Why is genetic privacy important?
Every time DNA data sourced from biobanks is used for genetic research, the information is shared between various stakeholders, compromising the privacy of subjects who volunteered their DNA data for the research.
Though researchers generally try to protect the privacy of the subjects, the accountability is missing. While researchers might stay true to their noble purpose, the threat of nefarious third parties breaking into systems because of a few bad apples is a risk worth looking into.
Criminal databases in the United States retain the genetic samples of suspects even before conviction, leading to unfair profiling of innocent citizens.
Bejerano’s research
Gill Bejerano (a professor of developmental biology, computer science, pediatrics, and biomedical data science at Stanford University) has–using the principles of cryptogenomics–published a method to analyse the DNA of large numbers of patients without storing or holding the DNA samples in a database.

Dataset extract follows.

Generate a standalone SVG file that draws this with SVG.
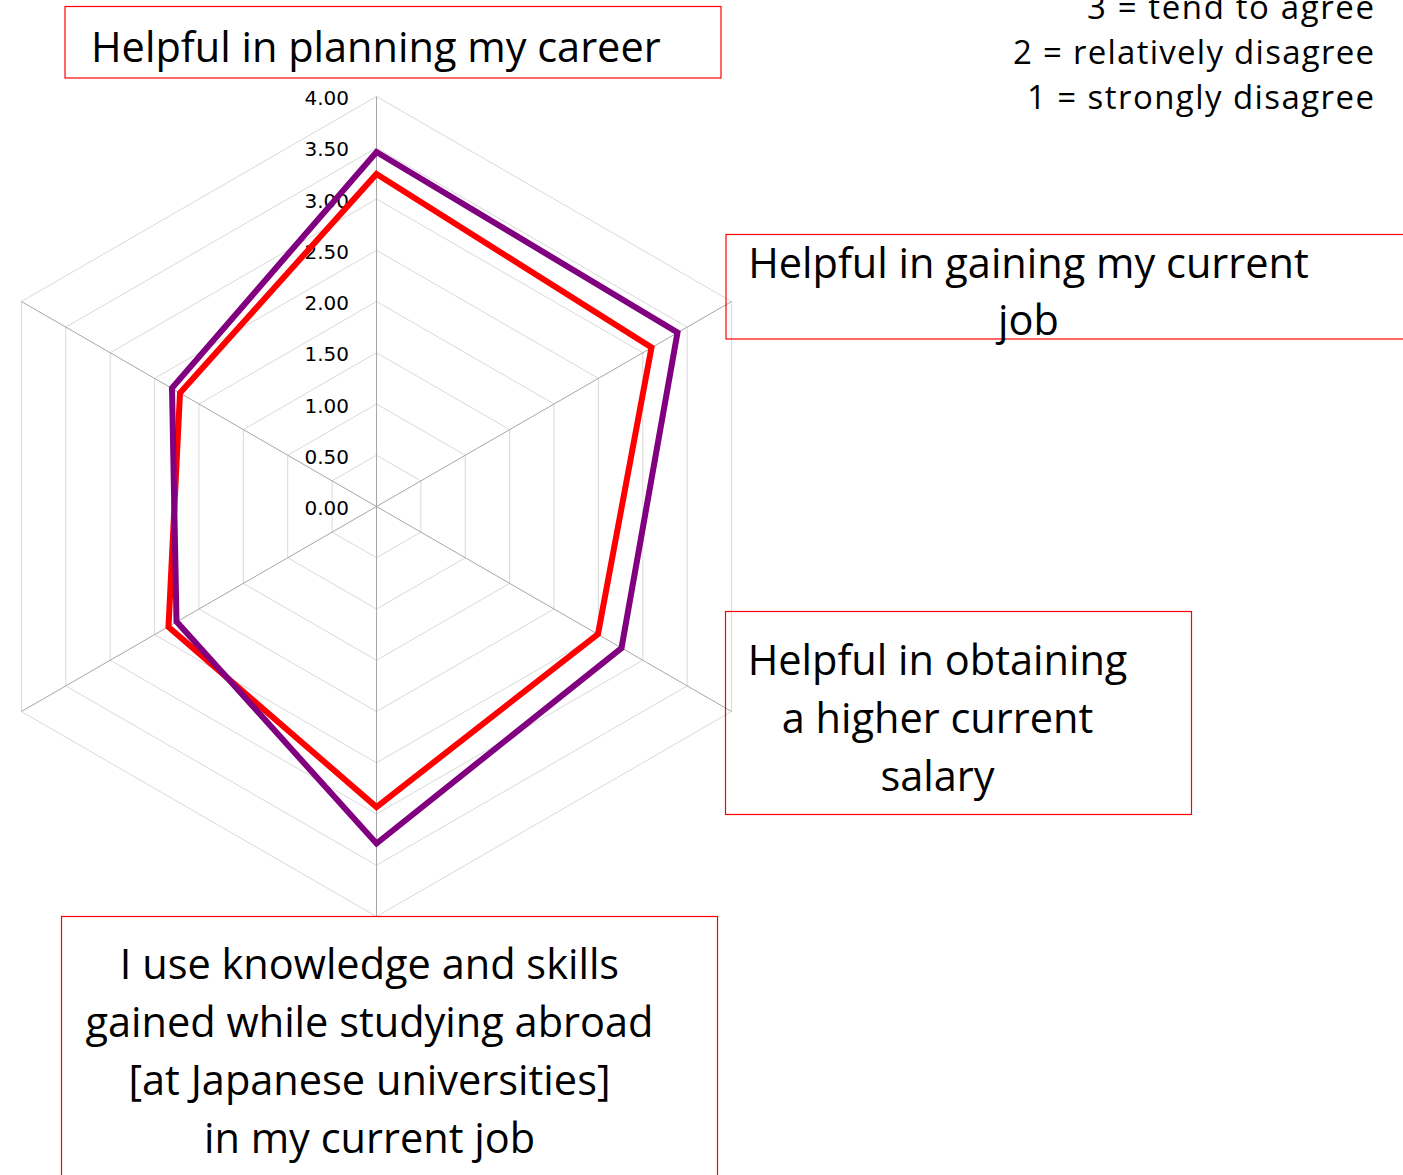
<svg xmlns="http://www.w3.org/2000/svg" width="1403" height="1175" viewBox="0 0 1403 1175">
<style>
.ring{fill:none;stroke:#d9d9d9;stroke-width:1}
.spoke{stroke:#a6a6a6;stroke-width:1}
.tick{font-family:"DejaVu Sans",sans-serif;font-size:20px;fill:#000;text-anchor:end}
.lbl{font-family:"Open Sans","Noto Sans",sans-serif;font-size:41.5px;fill:#000}
.mid{text-anchor:middle}
.legend{font-family:"Open Sans","Noto Sans",sans-serif;font-size:33px;fill:#000;text-anchor:end}
.box{fill:none;stroke:#ff0000;stroke-width:1.2}
.series{fill:none;stroke-width:6;stroke-linejoin:miter}
</style>
<rect width="1403" height="1175" fill="#fff"/>
<g id="grid">
<polygon class="ring" points="376.5,455.25 420.88,480.88 420.88,532.13 376.5,557.75 332.12,532.13 332.12,480.88"/>
<polygon class="ring" points="376.5,404 465.27,455.25 465.27,557.75 376.5,609 287.73,557.75 287.73,455.25"/>
<polygon class="ring" points="376.5,352.75 509.65,429.63 509.65,583.38 376.5,660.25 243.35,583.38 243.35,429.63"/>
<polygon class="ring" points="376.5,301.5 554.04,404 554.04,609 376.5,711.5 198.96,609 198.96,404"/>
<polygon class="ring" points="376.5,250.25 598.42,378.38 598.42,634.63 376.5,762.75 154.58,634.63 154.58,378.38"/>
<polygon class="ring" points="376.5,199 642.8,352.75 642.8,660.25 376.5,814 110.2,660.25 110.2,352.75"/>
<polygon class="ring" points="376.5,147.75 687.19,327.13 687.19,685.88 376.5,865.25 65.81,685.88 65.81,327.13"/>
<polygon class="ring" points="376.5,96.5 731.57,301.5 731.57,711.5 376.5,916.5 21.43,711.5 21.43,301.5"/>
<line class="spoke" x1="376.5" y1="506.5" x2="376.5" y2="96.5"/>
<line class="spoke" x1="376.5" y1="506.5" x2="731.57" y2="301.5"/>
<line class="spoke" x1="376.5" y1="506.5" x2="731.57" y2="711.5"/>
<line class="spoke" x1="376.5" y1="506.5" x2="376.5" y2="916.5"/>
<line class="spoke" x1="376.5" y1="506.5" x2="21.43" y2="711.5"/>
<line class="spoke" x1="376.5" y1="506.5" x2="21.43" y2="301.5"/>
</g>
<g id="ticks">
<text class="tick" x="349" y="515">0.00</text>
<text class="tick" x="349" y="463.75">0.50</text>
<text class="tick" x="349" y="412.5">1.00</text>
<text class="tick" x="349" y="361.25">1.50</text>
<text class="tick" x="349" y="310">2.00</text>
<text class="tick" x="349" y="258.75">2.50</text>
<text class="tick" x="349" y="207.5">3.00</text>
<text class="tick" x="349" y="156.25">3.50</text>
<text class="tick" x="349" y="105">4.00</text>
</g>
<g id="series">
<polygon class="series" stroke="#ff0000" points="376.5,174 651.5,347.5 598,634 376.5,807 168.5,627 180,393"/>
<polygon class="series" stroke="#800080" points="376.5,152 677.5,332.5 621.5,648 376.5,843.5 176.5,621.5 172,388"/>
</g>
<g id="legend">
<text class="legend" x="1374" y="18.5" textLength="287" lengthAdjust="spacing">3 = tend to agree</text>
<text class="legend" x="1374" y="63.5" textLength="361" lengthAdjust="spacing">2 = relatively disagree</text>
<text class="legend" x="1374" y="108.5" textLength="347" lengthAdjust="spacing">1 = strongly disagree</text>
</g>
<g id="label-planning">
<rect class="box" x="65" y="6.5" width="656" height="71.5"/>
<text class="lbl" x="91" y="62">Helpful in planning my career</text>
</g>
<g id="label-gaining">
<rect class="box" x="726" y="234.5" width="690" height="104.5"/>
<text class="lbl mid" x="1028.5" y="278">Helpful in gaining my current</text>
<text class="lbl mid" x="1028.5" y="335">job</text>
</g>
<g id="label-salary">
<rect class="box" x="725.5" y="611.5" width="466" height="203"/>
<text class="lbl mid" x="937.5" y="675">Helpful in obtaining</text>
<text class="lbl mid" x="937.5" y="733">a higher current</text>
<text class="lbl mid" x="937.5" y="791">salary</text>
</g>
<g id="label-skills">
<rect class="box" x="61.5" y="916.5" width="656" height="280"/>
<text class="lbl mid" x="369.5" y="979">I use knowledge and skills</text>
<text class="lbl mid" x="369.5" y="1037">gained while studying abroad</text>
<text class="lbl mid" x="369.5" y="1095">[at Japanese universities]</text>
<text class="lbl mid" x="369.5" y="1153">in my current job</text>
</g>
</svg>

The idea to marry cryptography with genomics came to Bejerano while he was attending a talk of his colleague, Dan Boneh, from the Computer Science department at Stanford. During this seminar, he learned it is possible to perform very complicated computations in cryptography without ever showing the inputs. He realised it has applications in genomics.

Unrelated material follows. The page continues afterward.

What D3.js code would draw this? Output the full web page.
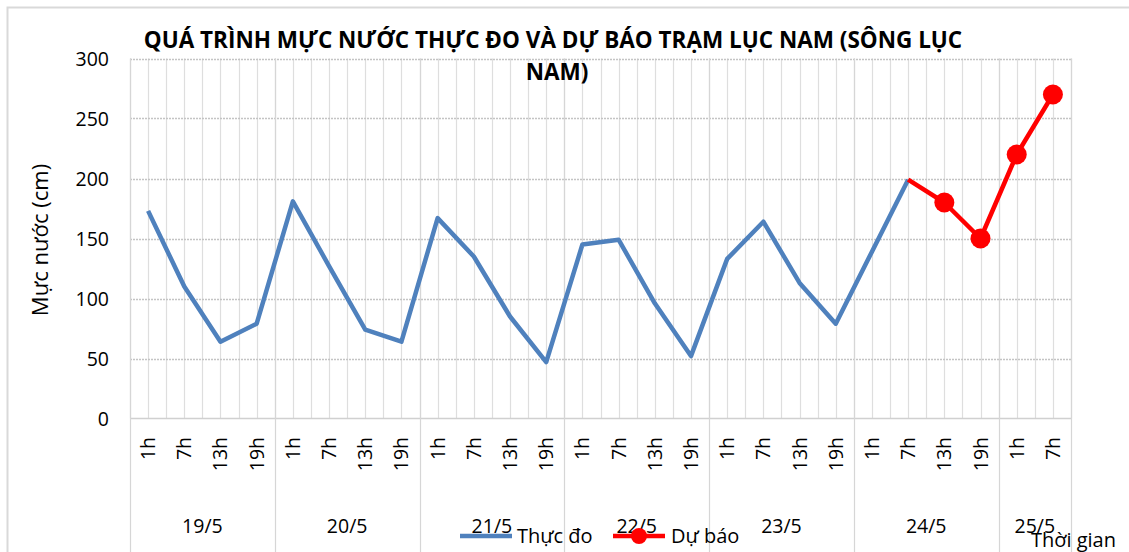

With cryptogenomics, you can have as many people as possible (depending on the efficiency of the computation) put their inputs (genomes) into research without ever having this information shared. In other words, researchers can ask the exact same questions and solve the exact same problems without ever having to share the genetic information of the subjects amongst themselves.
Usually, in genomics, you have to share three billion data points to get insights around two-three areas in the genome data. Now, with crytogenomics, you don’t have to share all three billion data points (which contain irrelevant information unrelated to the problem being solved). Instead, you can perform the same computation by finding and sharing only the two relevant data points.
One of the basic tenets of cryptography (that cryptogenomics takes advantage of) is the concept of oblivious transfer (OT). This is a two-party procedure between a sender and a receiver in which the sender transfers some information to the receiver, but the sender remains oblivious of what information the receiver gets.
Applications
So far Bejerano and his team have written three papers on cryptogenomics. The first two are in the medical domain and show how to work with genomes without sharing the information. The third paper is in law enforcement, and demonstrates how you can profile people and canvas an entire neighborhood without having to collect everyone’s data.
The code used in these papers is unpatented and freely available. The method is applicable now, and we just have to wait and see how long it takes for it to have real world applications.